Г.Б.: Нет, не собираюсь. Во-первых, я на них сам не воевал. А во-вторых, в день начала Чеченской войны в «Известиях» ведь было опубликовано мое обращение к Ельцину с призывом пригласить Дудаева в Москву и начать с ним переговоры… Но в «Знамени» я способствовал открытию замечательного писателя-«афганца» Ермакова, роман которого «Знак Зверя» – лучшее из того, что написано об Афганской войне.

РЖ: В свое время вы не боялись в корне менять «облик» читателя «Знамени», выбрасывая из редакционного портфеля произведения Чаковского или Юлиана Семенова. Тираж журнала при этом увеличивался, и его даже приходилось ограничивать лимитированием подписки. Каким вы видите своего читателя сейчас?

Г.Б.: Мы тогда в «Знамени» проводили социологические опросы, из которых следовало, что 22-24 процента наших читателей составляла молодежь. Велика была доля интеллигенции малых городов. Не было представителей депутатской группы «Союз», помните такую? Не было никого из КГБ и милиции. Каков мой читатель сейчас? Я продолжаю много ездить по городам, встречаться с читателями. Среди них меньше стало молодых. В основном моему читателю сейчас за сорок.

РЖ: Одна из сугубо литературных проблем – язык. Вы в воспоминаниях подробно изобразили, как вы бились в журнале за «Собачье сердце» Булгакова, но без особого сожаления уступили «Котлован» Андрея Платонова «Новому миру». Отражает ли этот факт ваши пристрастия в литературной классике?

Г.Б.: Как без сожаления? С сожалением! Но я не ставил перед собой задачи захватить все. Я был за то, чтобы сообща возвращать литературу. Накануне ухода с должности главного редактора «Знамени», когда журнал попал в убийственную экономическую ситуацию, мы придумали уникальный библиотечный проект, который с помощью Сороса и «толстые» журналы спас, и библиотекам помог, обеспечив их журнальной подпиской. Я предлагал сразу же всем журналам объединиться в этом проекте, но они поначалу отказались, и мы действовали сами, на свой страх и риск. Потом, когда увидели, что у нас дела пошли неплохо, и они обратились к Соросу с аналогичной просьбой, и тоже получили поддержку.

РЖ: Этот эпизод свидетельствует, что вам не чуждо экономическое мышление. Может быть, вы бы могли сейчас, хорошо подумав, предложить какой-нибудь спасительный экономический проект и в масштабах всей страны?

Г.Б.: Не хочу быть дилетантом! Экономисты-то у нас есть, да к их голосу никто не прислушивается.

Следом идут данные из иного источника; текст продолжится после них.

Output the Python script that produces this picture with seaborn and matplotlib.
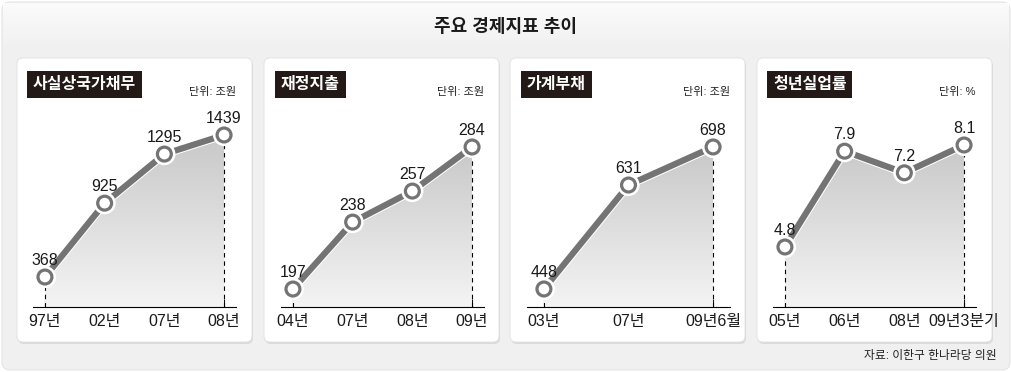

РЖ: Писатели все же, как говорится, «не могут молчать». В свое время вы были одним из первых рецензентов первого опубликованного произведения Александра Исаевича Солженицына «Один день Ивана Денисовича». Не собираетесь ли сейчас написать рецензию на его последнюю, тоже в чем-то пророческую, книгу «Россия в обвале»?

Г.Б.: Я был вторым после Константина Симонова рецензентом «Ивана Денисовича» и оценивал повесть как сильное художественное произведение. Но публицистика Солженицына, его телепередачи не кажутся мне серьезными. Это как раз и есть дилетантство! «Россию в обвале» я начал было читать, но не дочитал. Так что в данном случае рецензента из меня не получится.